Monday, May 7, 2012

The Dark Sector Lab

As you already know, part of my duties down here involve delivering helium to BICEP2, one of the telescopes in the dark sector. The main rules for entry into the dark sector are no white lights (only red), and no keying your radio, unless it is an emergency. Both those rules are to reduce interference with the science that goes on out there. There are four telescopes in the dark sector, MAPO, ICE CUBE, BICEP2 and SPT (South Pole Telescope). Both BICEP2 and SPT are located furthest from the station, in the Dark Sector Lab (DSL), so that is what I know most about.
DLS: SPT is blocking the sun, and BICEP2 is to the far right
SPT is a 10m telescope (the largest every deployed at the South Pole), designed to do large-scale millimeter and sub-millimeter wave surveys of faint, low contrast emissions, making it idea to observe primary and secondary anisotopies in the Cosmic Microwave Background (CMB). As an aside, anisotropy is the property being directionally dependent, as apposed to isotropy, which suggests identical properties in all directions. One example of anisotropy is light coming through a polarizer. In one orientation, a certain component of light will be transmitted, while another component will be absorbed and/or reflected. An example of an anisotropic material is wood, which is easier to split along the grain than against it.

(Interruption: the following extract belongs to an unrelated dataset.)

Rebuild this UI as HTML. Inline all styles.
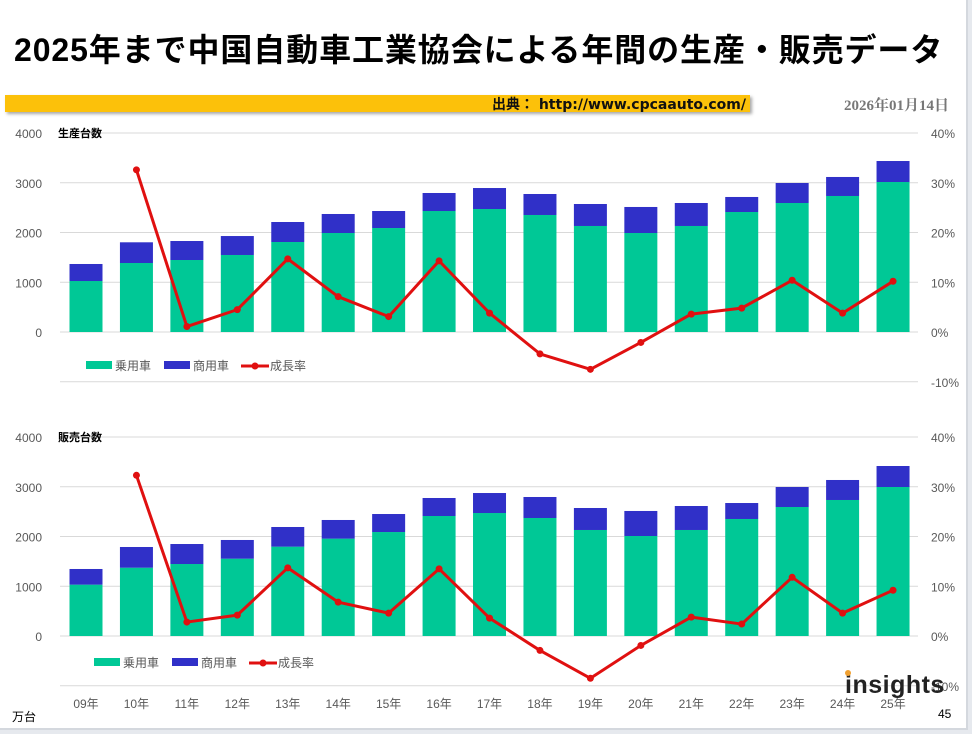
<!DOCTYPE html>
<html><head><meta charset="utf-8">
<style>
body{margin:0;width:972px;height:734px;background:#e6e9ee;font-family:"Liberation Sans","Noto Sans CJK JP",sans-serif;overflow:hidden}
#page{position:absolute;left:0;top:0;width:966px;height:728px;background:#fff;border-right:2px solid #d4d8de;border-bottom:2px solid #d4d8de}
#title{position:absolute;left:14px;top:25px;font-size:32px;font-weight:bold;color:#000;letter-spacing:0.9px;white-space:nowrap}
#band{position:absolute;left:5px;top:95px;width:745px;height:17px;background:#fcc10a;box-shadow:2px 2px 3px rgba(0,0,0,0.35)}
#src{position:absolute;right:4px;top:-1px;font-size:14px;font-weight:bold;color:#111;white-space:nowrap;font-family:"DejaVu Sans","Noto Sans CJK JP",sans-serif}
#date{position:absolute;left:844px;top:94px;font-size:15px;font-weight:bold;color:#777;font-family:"Liberation Serif","Noto Serif CJK SC",serif}
svg text{font-family:"Liberation Sans","Noto Sans CJK JP",sans-serif}
</style></head><body>
<div id="page">
<div id="title">2025年まで中国自動車工業協会による年間の生産・販売データ</div>
<div id="band"><span id="src">出典： http://www.cpcaauto.com/</span></div>
<div id="date">2026年01月14日</div>
<svg id="chart" width="972" height="734" style="position:absolute;left:0;top:0"></svg>
</div>
<script>
const categories=["09年","10年","11年","12年","13年","14年","15年","16年","17年","18年","19年","20年","21年","22年","23年","24年","25年"];
const prodPassenger=[1025,1387,1447,1548,1809,1990,2090,2432,2472,2352,2131,1990,2131,2412,2593,2734,3015];
const prodTotal=[1367,1803,1829,1929,2211,2372,2432,2794,2894,2774,2573,2513,2593,2714,2995,3116,3437];
const prodGrowth=[null,32.6,1.1,4.5,14.7,7.1,3.1,14.3,3.8,-4.4,-7.5,-2.1,3.6,4.8,10.4,3.8,10.2];
const salesPassenger=[1032,1373,1447,1554,1796,1957,2090,2412,2472,2372,2131,2010,2131,2352,2593,2734,2995];
const salesTotal=[1347,1789,1849,1930,2191,2332,2452,2774,2874,2794,2573,2513,2613,2673,2995,3136,3417];
const salesGrowth=[null,32.3,2.8,4.2,13.7,6.8,4.6,13.5,3.6,-2.9,-8.5,-1.9,3.8,2.4,11.8,4.6,9.2];
const leftTicks=[0,1000,2000,3000,4000];
const rightTicks=[-10,0,10,20,30,40];

const svg=document.getElementById('chart');
const NS='http://www.w3.org/2000/svg';
function mk(tag,attrs,parent){const e=document.createElementNS(NS,tag);for(const k in attrs)e.setAttribute(k,attrs[k]);(parent||svg).appendChild(e);return e;}
const x=i=>86+i*50.44;
const BW=33;

function drawChart(key,y0,title,passenger,total,growth,legY,showX){
  const g=mk('g',{});
  
  
  const yL=v=>y0-v*0.04975;
  const yR=p=>y0-p*4.975;
  rightTicks.forEach(t=>{
    const gl=mk('line',{x1:60,x2:918,y1:yR(t),y2:yR(t),stroke:'#d9d9d9','stroke-width':1},g);
    
    
    const rt=mk('text',{x:931,y:yR(t)+5,'font-size':12,fill:'#595959'},g);
    rt.textContent=t+'%';
    
    
  });
  leftTicks.forEach(t=>{
    const lt=mk('text',{x:42,y:yL(t)+5,'font-size':12,fill:'#595959','text-anchor':'end'},g);
    lt.textContent=t;
    
    
  });
  const tt=mk('text',{x:58,y:yL(4000)+4,'font-size':11,'font-weight':'bold',fill:'#000'},g);
  tt.textContent=title;
  
  
  categories.forEach((c,i)=>{
    const b1=mk('rect',{x:x(i)-BW/2,y:yL(passenger[i]),width:BW,height:y0-yL(passenger[i]),fill:'#00c896'},g);
    
    
    const b2=mk('rect',{x:x(i)-BW/2,y:yL(total[i]),width:BW,height:yL(passenger[i])-yL(total[i]),fill:'#3030c8'},g);
    
    
    if(showX){
      const xl=mk('text',{x:x(i),y:708,'font-size':12,fill:'#595959','text-anchor':'middle'},g);
      xl.textContent=c;
      
      
    }
  });
  const pts=[];
  growth.forEach((v,i)=>{if(v!==null)pts.push(x(i)+','+yR(v));});
  const pl=mk('polyline',{points:pts.join(' '),fill:'none',stroke:'#e01010','stroke-width':3,'stroke-linejoin':'round'},g);
  
  
  growth.forEach((v,i)=>{if(v===null)return;
    const c=mk('circle',{cx:x(i),cy:yR(v),r:3.5,fill:'#e01010'},g);
    
    
  });
  const lx=showX?94:86;
  const lg=mk('g',{},g);
  
  
  mk('rect',{x:lx,y:legY-4,width:26,height:8,fill:'#00c896'},lg);
  const t1=mk('text',{x:lx+29,y:legY+5,'font-size':12,fill:'#595959'},lg);t1.textContent='乗用車';
  
  
  mk('rect',{x:lx+78,y:legY-4,width:26,height:8,fill:'#3030c8'},lg);
  const t2=mk('text',{x:lx+107,y:legY+5,'font-size':12,fill:'#595959'},lg);t2.textContent='商用車';
  
  
  mk('line',{x1:lx+155,x2:lx+183,y1:legY+1,y2:legY+1,stroke:'#e01010','stroke-width':3},lg);
  mk('circle',{cx:lx+169,cy:legY+1,r:3.5,fill:'#e01010'},lg);
  const t3=mk('text',{x:lx+184,y:legY+5,'font-size':12,fill:'#595959'},lg);t3.textContent='成長率';
  
  
}
drawChart('production',332,'生産台数',prodPassenger,prodTotal,prodGrowth,365,false);
drawChart('sales',636,'販売台数',salesPassenger,salesTotal,salesGrowth,662,true);

const u=mk('text',{x:12,y:721,'font-size':12,fill:'#000'});u.textContent='万台';


const pn=mk('text',{x:938,y:718,'font-size':12,fill:'#000'});pn.textContent='45';


const lo=mk('text',{x:845,y:693,'font-size':25,'font-weight':'bold',fill:'#222','letter-spacing':'0.5'});lo.textContent='insights';


mk('circle',{cx:848,cy:673,r:3,fill:'#f0a030'});
</script>
</body></html>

In this case, no light will be transmitted through the second
polarizer, much like if you orient the lenses of two pair of
polarized sunglasses perpendicular to each other, no light
will get through.
In the case of the CMB, anisotropy is used to describe its uneven temperature distribution. By carefully mapping the CMB, the scientists working with SPT are able to find clusters of galaxies and determine their sizes. The hope is to use this to confirm the existence of Dark Energy, one of the main components of the universe (matter makes up only about 4% of the universe). DE pushes things that are far apart, even further apart, the opposite of gravity, which pulls things togeather. If it exists, it will have an effect on how galaxy clusters, the biggest things in the universe, grow over time. By tracking how many large-massed clusters have developed during different periods in the history of the universe, they can probe the opposing forces of gravity and DE.
The CMB. The different colors represent different temperatures.

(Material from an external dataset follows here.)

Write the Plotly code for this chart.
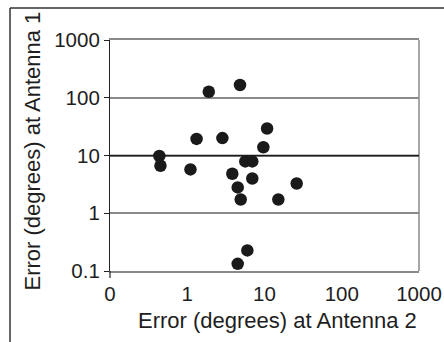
import plotly.graph_objects as go

# Data (log-log scatter)
antenna2_err = [0.435, 0.45, 1.1, 1.32, 1.9, 2.85, 4.82, 3.83, 4.5, 4.92,
                5.64, 6.95, 6.95, 9.66, 10.8, 15.1, 26.1, 6.0, 4.5]
antenna1_err = [9.8, 6.65, 5.75, 19.4, 127, 20, 166, 4.83, 2.8, 1.73,
                7.9, 7.9, 4.0, 13.9, 29.3, 1.73, 3.28, 0.227, 0.133]

x_tickvals = [0.1, 1, 10, 100, 1000]
x_ticktext = ["0", "1", "10", "100", "1000"]
y_tickvals = [0.1, 1, 10, 100, 1000]
y_ticktext = ["0.1", "1", "10", "100", "1000"]
highlight_y = 10

FONT = "Liberation Sans, Arial, sans-serif"
TXT = "#1e1e1e"

fig = go.Figure()
fig.add_trace(go.Scatter(
    x=antenna2_err, y=antenna1_err, mode="markers",
    marker=dict(size=12.5, color="#1a1a1a", line=dict(width=0)),
    showlegend=False, hoverinfo="x+y",
))

fig.update_layout(
    width=444, height=342,
    margin=dict(l=110, r=25, t=40, b=71),
    paper_bgcolor="white", plot_bgcolor="white",
    font=dict(family=FONT, size=20, color=TXT),
    xaxis=dict(
        type="log", range=[-1, 3], automargin=False,
        tickvals=x_tickvals, ticktext=x_ticktext,
        showgrid=False, zeroline=False,
        showline=True, linecolor="#8a8a8a", linewidth=1.5, mirror=True,
        ticks="", ticklabelstandoff=4,
        tickfont=dict(family=FONT, size=20.5, color=TXT),
    ),
    yaxis=dict(
        type="log", range=[-1, 3], automargin=False,
        tickvals=y_tickvals, ticktext=y_ticktext,
        showgrid=True, gridcolor="#8a8a8a", gridwidth=1.5,
        zeroline=False,
        showline=True, linecolor="#222", linewidth=1.2,
        ticks="outside", ticklen=5, tickcolor="#222", tickwidth=1.2,
        tickfont=dict(family=FONT, size=20.5, color=TXT),
    ),
    shapes=[
        # right border of plot area
        dict(type="line", xref="paper", yref="paper", x0=1, x1=1, y0=0, y1=1,
             line=dict(color="#8a8a8a", width=1.5)),
        # dark reference gridline at 10
        dict(type="line", xref="paper", yref="y", x0=0, x1=1,
             y0=highlight_y, y1=highlight_y, line=dict(color="#1a1a1a", width=1.5)),
        # y-axis line extension below the plot
        dict(type="line", xref="paper", yref="paper", x0=0, x1=0, y0=0, y1=-0.03,
             line=dict(color="#222", width=1.2)),
        # outer chart frame: left and top edges
        dict(type="line", xref="paper", yref="paper",
             x0=-0.3236, x1=-0.3236, y0=-0.4, y1=1.1385,
             line=dict(color="#333", width=1.5)),
        dict(type="line", xref="paper", yref="paper",
             x0=-0.3236, x1=1.2, y0=1.1385, y1=1.1385,
             line=dict(color="#333", width=1.5)),
    ],
    annotations=[
        dict(text="Error (degrees) at Antenna 2", xref="paper", yref="paper",
             x=(277.5 - 110) / 309, y=(271 - 306) / 231, xanchor="center", yanchor="top",
             showarrow=False, font=dict(family=FONT, size=22, color=TXT)),
        dict(text="Error (degrees) at Antenna 1", xref="paper", yref="paper",
             x=(32 - 110) / 309, y=(271 - 151.5) / 231, xanchor="center", yanchor="middle",
             textangle=-90, showarrow=False, font=dict(family=FONT, size=22, color=TXT)),
    ],
)

fig.write_html(
    "out.html",
    config={"displayModeBar": False},
    post_script="document.body.style.margin='0';document.body.style.overflow='hidden';",
)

The coldest areas are dark blue, while the warmest are red. The circle
highlights a particularly large and cold region that was studied at the

BICEP2 is also a millimeter/sub-millimeter telescope studying the CMB. It this case, however, BICEP2 is looking at the CMB in order to explore the conditions in the universe in the earliest times after the Big Bag. The CMB is the result of photons produced when the universe cooled enough to allow electrons to combine to form hydrogen (~380,000 years after the Big Bang), making the CMB the oldest light in the universe, and thus, a very powerful tool for probing the universe at these early times. One of the theories of what happened immediately after the Big Bang, is that the universe underwent a period of rapid expansion called Inflation. If this did in fact occur, it would produce something called the Cosmic Gravitational-Wave Background, which in turn would have left a faint signature in the polarization of the CMB. It is this signature that BICEP2 (512 detectors), and its predecessor BICEP1(98 detectors), are searching for.

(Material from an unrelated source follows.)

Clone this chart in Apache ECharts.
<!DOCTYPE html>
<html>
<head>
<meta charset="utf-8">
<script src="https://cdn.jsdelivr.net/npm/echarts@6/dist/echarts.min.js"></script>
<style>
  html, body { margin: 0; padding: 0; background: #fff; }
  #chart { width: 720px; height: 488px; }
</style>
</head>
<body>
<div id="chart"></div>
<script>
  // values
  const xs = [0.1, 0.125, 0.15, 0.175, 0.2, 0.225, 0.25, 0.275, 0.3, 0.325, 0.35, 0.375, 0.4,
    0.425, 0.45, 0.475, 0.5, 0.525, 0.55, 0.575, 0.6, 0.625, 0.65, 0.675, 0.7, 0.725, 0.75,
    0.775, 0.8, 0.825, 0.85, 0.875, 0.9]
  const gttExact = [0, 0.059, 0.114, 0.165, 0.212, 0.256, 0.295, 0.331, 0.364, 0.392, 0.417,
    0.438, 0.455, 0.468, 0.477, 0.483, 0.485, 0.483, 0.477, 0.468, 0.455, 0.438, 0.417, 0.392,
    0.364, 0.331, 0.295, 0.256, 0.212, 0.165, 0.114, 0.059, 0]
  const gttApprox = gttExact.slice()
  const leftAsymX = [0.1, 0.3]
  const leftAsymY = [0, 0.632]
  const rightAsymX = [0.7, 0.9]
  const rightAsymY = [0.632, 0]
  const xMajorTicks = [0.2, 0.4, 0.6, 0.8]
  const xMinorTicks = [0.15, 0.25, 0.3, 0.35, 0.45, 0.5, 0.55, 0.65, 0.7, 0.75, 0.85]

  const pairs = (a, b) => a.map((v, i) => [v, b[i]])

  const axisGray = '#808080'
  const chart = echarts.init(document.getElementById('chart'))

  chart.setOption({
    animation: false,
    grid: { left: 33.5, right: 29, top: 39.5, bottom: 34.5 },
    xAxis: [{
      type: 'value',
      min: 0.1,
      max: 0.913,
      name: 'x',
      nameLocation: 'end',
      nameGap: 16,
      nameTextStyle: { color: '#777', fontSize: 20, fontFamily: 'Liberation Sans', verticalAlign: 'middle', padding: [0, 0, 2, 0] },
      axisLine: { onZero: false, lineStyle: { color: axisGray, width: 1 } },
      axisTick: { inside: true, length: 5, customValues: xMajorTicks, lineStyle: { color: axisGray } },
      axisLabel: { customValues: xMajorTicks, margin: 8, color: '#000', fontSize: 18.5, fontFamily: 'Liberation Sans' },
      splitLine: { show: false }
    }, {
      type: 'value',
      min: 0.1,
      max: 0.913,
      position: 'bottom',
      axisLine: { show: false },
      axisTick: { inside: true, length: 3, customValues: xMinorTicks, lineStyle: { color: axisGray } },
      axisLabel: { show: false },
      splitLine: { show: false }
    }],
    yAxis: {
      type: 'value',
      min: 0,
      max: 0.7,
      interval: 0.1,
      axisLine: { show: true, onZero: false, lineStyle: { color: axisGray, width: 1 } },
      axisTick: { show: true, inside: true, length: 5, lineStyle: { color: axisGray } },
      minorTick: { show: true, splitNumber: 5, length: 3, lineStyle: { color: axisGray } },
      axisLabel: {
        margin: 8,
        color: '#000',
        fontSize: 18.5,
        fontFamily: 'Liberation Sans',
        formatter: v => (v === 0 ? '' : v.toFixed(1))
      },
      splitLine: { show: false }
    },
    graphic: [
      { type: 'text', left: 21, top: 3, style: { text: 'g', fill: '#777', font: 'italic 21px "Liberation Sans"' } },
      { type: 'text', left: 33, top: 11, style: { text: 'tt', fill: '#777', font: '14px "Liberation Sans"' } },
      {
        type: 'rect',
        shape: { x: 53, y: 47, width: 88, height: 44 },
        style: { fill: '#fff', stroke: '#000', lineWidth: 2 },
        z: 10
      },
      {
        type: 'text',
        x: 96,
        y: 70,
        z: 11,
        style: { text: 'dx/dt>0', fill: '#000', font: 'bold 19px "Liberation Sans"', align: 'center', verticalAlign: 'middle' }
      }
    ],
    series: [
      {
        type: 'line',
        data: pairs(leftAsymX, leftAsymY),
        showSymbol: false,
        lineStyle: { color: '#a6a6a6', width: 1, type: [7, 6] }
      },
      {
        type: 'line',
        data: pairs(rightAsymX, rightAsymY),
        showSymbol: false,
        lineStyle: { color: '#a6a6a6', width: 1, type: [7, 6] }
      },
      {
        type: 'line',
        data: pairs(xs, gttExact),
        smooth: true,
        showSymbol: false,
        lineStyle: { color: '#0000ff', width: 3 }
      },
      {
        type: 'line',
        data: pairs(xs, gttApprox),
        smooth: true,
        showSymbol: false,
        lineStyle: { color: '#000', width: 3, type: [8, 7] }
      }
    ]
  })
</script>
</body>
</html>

The optics and detector of BICEP.  The 4-tile focal plane unit is where
the detectors are located. The 512 detectors of BICEP2 are divided
amongthree of these BICEP2/Keck inserts.

My role in all this is delivering the helium that keeps the optics and detectors on BICEP2 cool. The optics are kept at a temperature of 4K, four degrees above absolute zero. The detectors are kept evern cooler, at 250mK. This reduces the amount of electron noise in the detectors, allowing them to more sensitively and accurately detect that signature they are looking for.
In the case of both BICEP2 and SPT, they were built at the South Pole for a very specific reason. It is extremely dry here. Water vapor in the atmosphere absorbs millimeter and sub-millimeter wave lengths, making it difficult to observe the CMB in most places. The combination of altitude (almost 11,000 ft) and cold temperatures make for a very dry atmosphere. As an added bonus, night lasts for months here. The lack of daily sunrises/sunsets make for an extremely stable atmosphere, and allow for extended observations that would otherwise be interrupted by the sun.